Blochers «frecher» Schachzug

Ein freisinniger Parteikollege von Burkhalter sagt hinter vorgehaltener Hand, es sei sicher keine Herzensangelegenheit des Aussenministers, den Nicht-Beitritt in Brüssel erklären zu müssen. Dieser habe sich aber von der SVP in eine blöde Situation manövrieren lassen

In der Kommissionssitzung im Herbst habe er den SVP-Forderungen etwas nonchalant zugestimmt, in der – vergeblichen – Hoffnung, die Rechtspartei würde sich dafür bei der Weiterentwicklung des bilateralen Wegs kompromissbereit zeigen. «Um Burkhalter nicht zu desavouieren, musste der Bundesrat deshalb nun der Motion zustimmen.» Blochers Vorgehen sei ganz schön frech.
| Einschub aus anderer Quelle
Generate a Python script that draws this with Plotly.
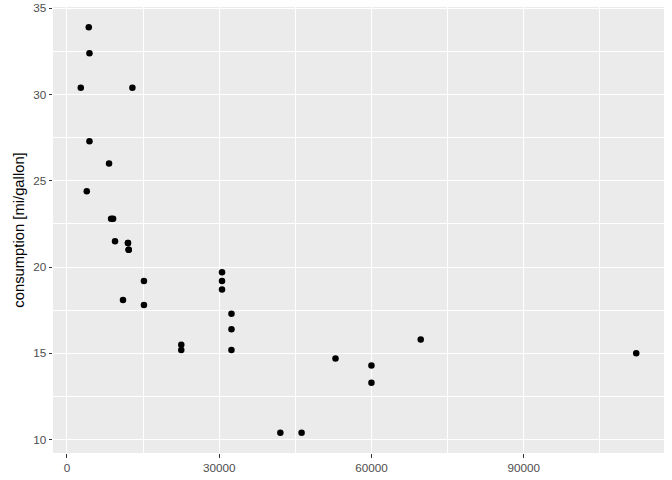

Europapolitische Gretchenfrage

Blocher selber ist gespannt, wie das Parlament mit seiner Motion verfahren wird. Alle müssten nun Farbe bekennen, so Blocher: Wer den Vorstoss ablehne, wolle in die EU. «Die Motion stellt dem Parlament die europapolitische Gretchenfrage.»

FDP-Nationalrätin Christa Markwalder macht als Präsidentin der Neuen Europäischen Bewegung Schweiz keinen Hehl daraus, dass sie für einen EU-Beitritt ist. Sie kündigt denn auch an, die Motion bekämpfen zu wollen. Die SVP selber habe diese durch das Volks-Ja zur Masseneinwanderungsinitiative überflüssig gemacht, sagt die Bernerin: «Eine institutionelle Weiterentwicklung des bilateralen Wegs ist für die EU vorerst sowieso kein Thema mehr.»
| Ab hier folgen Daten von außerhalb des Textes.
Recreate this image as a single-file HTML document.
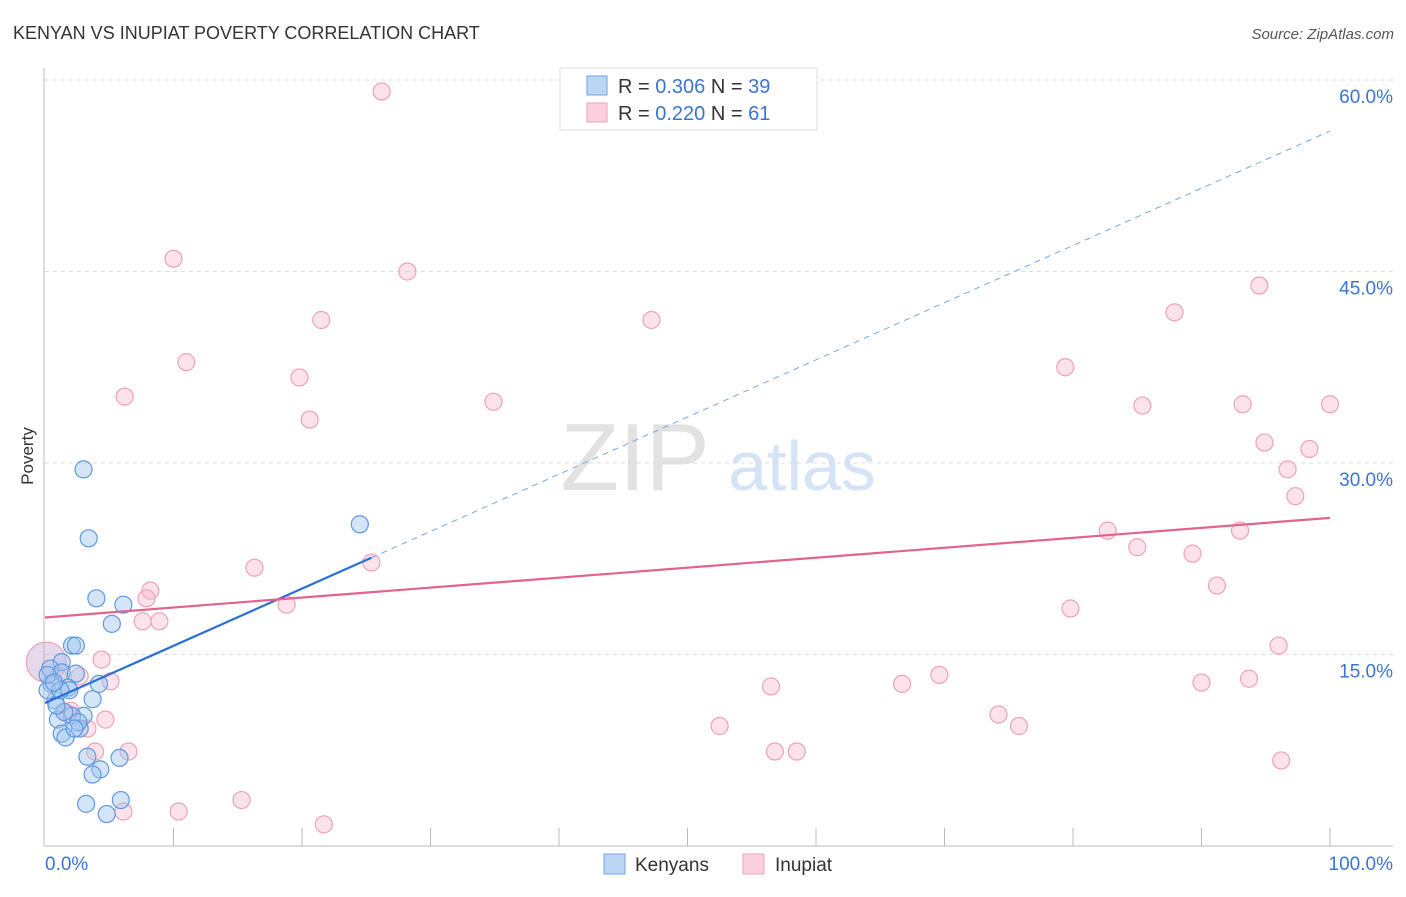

«Dummes Geschwätz von Blocher»

Wenig Begeisterung für die Motion zeigt auch der grüne Aussenpolitiker Geri Müller. Dass Brüssel glaube, die Schweiz wolle unbedingt Mitglied werden, sei «dummes Geschwätz» von Blocher. Es sei absurd, in Brüssel erklären zu müssen, was eh schon offensichtlich sei. Aber so funktioniere eben die Demagogie à la SVP: «Probleme angehen, die nicht lösbar sind, und Sachen sagen, die eh schon klar sind – so kann man immer gewinnen.»